The question says to evaluate the given triple integral in cylindrical coordinates over the region $W$. Here's the integrand and the region: 
I'm confused about this question because I keep getting $0$. Here's the triple integral in polar coordinates that represents the region given in question $9$:
Note that I use $x=r\cos\theta$, $y=r\sin\theta$, and $z=z$ to simplify the integrand $f(x,y,z)=x^2+y^2+z^2$.
$$\int_{-1}^1\int_{\pi/4}^{3\pi/4}\int_{0}^4 r(r^2+z^2) \ dr\ d\theta \ dz$$
After integrating the inner intergral we end up with positive powers of $r$. As a result, the function evaluated at $1$ minus the function evaluated at $-1$ ends up being $0$, and the integration stops there. The order of integration turns out not to matter: I always get this result.
Yet the text shows a non-zero number as the answer. What am I missing?
The answer is non-zero. I suspect you're calculating the integrals incorrectly, since your setup looks great.
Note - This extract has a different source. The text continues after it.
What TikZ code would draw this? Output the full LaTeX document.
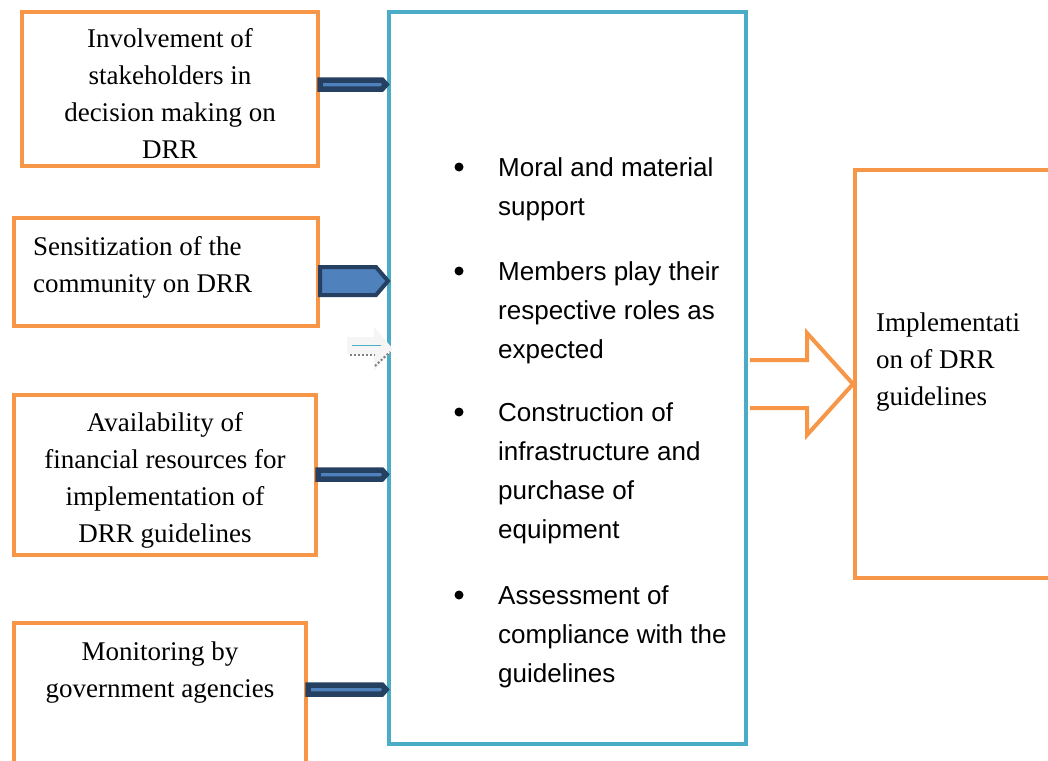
\documentclass[tikz,border=0pt]{standalone}
\usepackage{fontspec}
\setmainfont{Liberation Serif}
\setsansfont{Liberation Sans}
\usepackage{tikz}
\definecolor{drrorange}{RGB}{247,150,70}
\definecolor{drrcyan}{RGB}{75,172,198}
\definecolor{drrnavy}{RGB}{37,64,97}
\definecolor{drrblue}{RGB}{79,129,189}

\begin{document}
\begin{tikzpicture}[x=1pt,y=-1pt,
    obox/.style={draw=drrorange,line width=4pt,rectangle,inner sep=0pt},
    cbox/.style={draw=drrcyan,line width=4pt,rectangle,inner sep=0pt},
    serif/.style={inner sep=0pt,font=\fontsize{27}{37}\selectfont},
    sans/.style={inner sep=0pt,anchor=north west,align=left,font=\sffamily\fontsize{26}{39}\selectfont},
    bullet/.style={circle,fill=black,inner sep=0pt,minimum size=9pt},
    thinarr/.style={draw=drrnavy,fill=drrblue,line width=5.5pt,line join=miter},
    widearr/.style={draw=drrnavy,fill=drrblue,line width=4pt,line join=miter},
    bigarr/.style={draw=drrorange,fill=white,line width=4pt,line join=miter}]
\useasboundingbox (0,0) rectangle (1048,760);
% boxes
\node[obox,minimum width=296pt,minimum height=154pt] (inv) at (170,89) {};
\node[obox,minimum width=304pt,minimum height=108pt] (sens) at (166,272) {};
\node[obox,minimum width=302pt,minimum height=160pt] (fin) at (165,475) {};
\node[obox,minimum width=292pt,minimum height=177pt] (mon) at (160,711.5) {};
\node[obox,minimum width=215pt,minimum height=408pt] (impl) at (962.5,374) {};
\node[cbox,minimum width=357pt,minimum height=732pt] (sup) at (567.5,378) {};
% big arrow to the outcome
\coordinate (o1) at ([xshift=2pt]sup.east |- 0,360);
\coordinate (o2) at (impl.west |- 0,384);
\draw[bigarr] (o1) -- ([xshift=-46pt]o2 |- o1) -- ([xshift=-46pt]o2 |- 0,333) -- (o2)
    -- ([xshift=-46pt]o2 |- 0,435) -- ([xshift=-46pt]o2 |- 0,408) -- (o1 |- 0,408);
% texts
\node[serif,anchor=north,align=center] (invtxt) at (170,28)
    {Involvement of\\stakeholders in\\decision making on\\DRR};
\node[serif,anchor=north west,align=left] (senstxt) at (33,236)
    {Sensitization of the\\community on DRR};
\node[serif,anchor=north,align=center] (fintxt) at (165,412)
    {Availability of\\financial resources for\\implementation of\\DRR guidelines};
\node[serif,anchor=north,align=center] (montxt) at (160,642)
    {Monitoring by\\government agencies};
\node[serif,anchor=north west,align=left] (impltxt) at (876,313)
    {Implementati\\on of DRR\\guidelines};
\node[bullet] (b1) at (459,167) {};
\node[bullet] (b2) at (459,271) {};
\node[bullet] (b3) at (459,412) {};
\node[bullet] (b4) at (459,595) {};
\node[sans] (item1) at (498,157) {Moral and material\\support};
\node[sans] (item2) at (498,261) {Members play their\\respective roles as\\expected};
\node[sans] (item3) at (498,402) {Construction of\\infrastructure and\\purchase of\\equipment};
\node[sans] (item4) at (498,585) {Assessment of\\compliance with the\\guidelines};
% arrows into the centre box
\coordinate (a1) at (inv.east |- 0,84.5);
\coordinate (e1) at ([xshift=-1pt]sup.west |- a1);
\draw[thinarr] ([yshift=4.5pt]a1) -- ([xshift=-4pt,yshift=4.5pt]e1) -- (e1)
    -- ([xshift=-4pt,yshift=-4.5pt]e1) -- ([yshift=-4.5pt]a1) -- cycle;
\coordinate (a2) at (sens.east |- 0,281);
\coordinate (e2) at ([xshift=1pt]sup.west |- a2);
\draw[widearr] ([yshift=14pt]a2) -- ([xshift=-12pt,yshift=14pt]e2) -- (e2)
    -- ([xshift=-12pt,yshift=-14pt]e2) -- ([yshift=-14pt]a2) -- cycle;
\coordinate (a3) at (fin.east |- 0,474.5);
\coordinate (e3) at ([xshift=-1pt]sup.west |- a3);
\draw[thinarr] ([yshift=4.5pt]a3) -- ([xshift=-4pt,yshift=4.5pt]e3) -- (e3)
    -- ([xshift=-4pt,yshift=-4.5pt]e3) -- ([yshift=-4.5pt]a3) -- cycle;
\coordinate (a4) at (mon.east |- 0,689.5);
\coordinate (e4) at ([xshift=-1pt]sup.west |- a4);
\draw[thinarr] ([yshift=4.5pt]a4) -- ([xshift=-4pt,yshift=4.5pt]e4) -- (e4)
    -- ([xshift=-4pt,yshift=-4.5pt]e4) -- ([yshift=-4.5pt]a4) -- cycle;
% faint arrow
\fill[gray!8] (347,337) -- (374,337) -- (374,327) -- (393,349) -- (374,371) -- (374,354) -- (347,354) -- cycle;
\draw[drrcyan,line width=1pt] (352,345) -- (381,345);
\draw[gray,line width=2pt,dotted] (350,355) -- (375,355);
\draw[gray,line width=2pt,dotted] (375,366) -- (390,352);
\end{tikzpicture}
\end{document}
We have \begin{align*} \int_{-1}^1\int_{\pi/4}^{3\pi/4}\int_{0}^4 r\big(r^2+z^2\big) \ dr\ d\theta \ dz &=\frac{\pi}{2}\int_{-1}^1\int_0^4\big(r^3+rz^2\big)\,dr\,dz\\ &=\frac{\pi}{2}\int_{-1}^1\left(\frac{r^4}{4}+\frac{r^2z^2}{2}\right)\bigg|_{0\to 0}^4\,dz\\ &=\frac{\pi}{2}\int_{-1}^1\left(64+8z^2\right)dz\\ &=\pi\int_{0}^1\left(64+8z^2\right)dz\quad\text{(even function on symmetric interval)}\\ &=\pi\left(64z+\frac{8z^3}{3}\right)\bigg|_{0}^{1}\\ &=\frac{200\pi}{3}. \end{align*}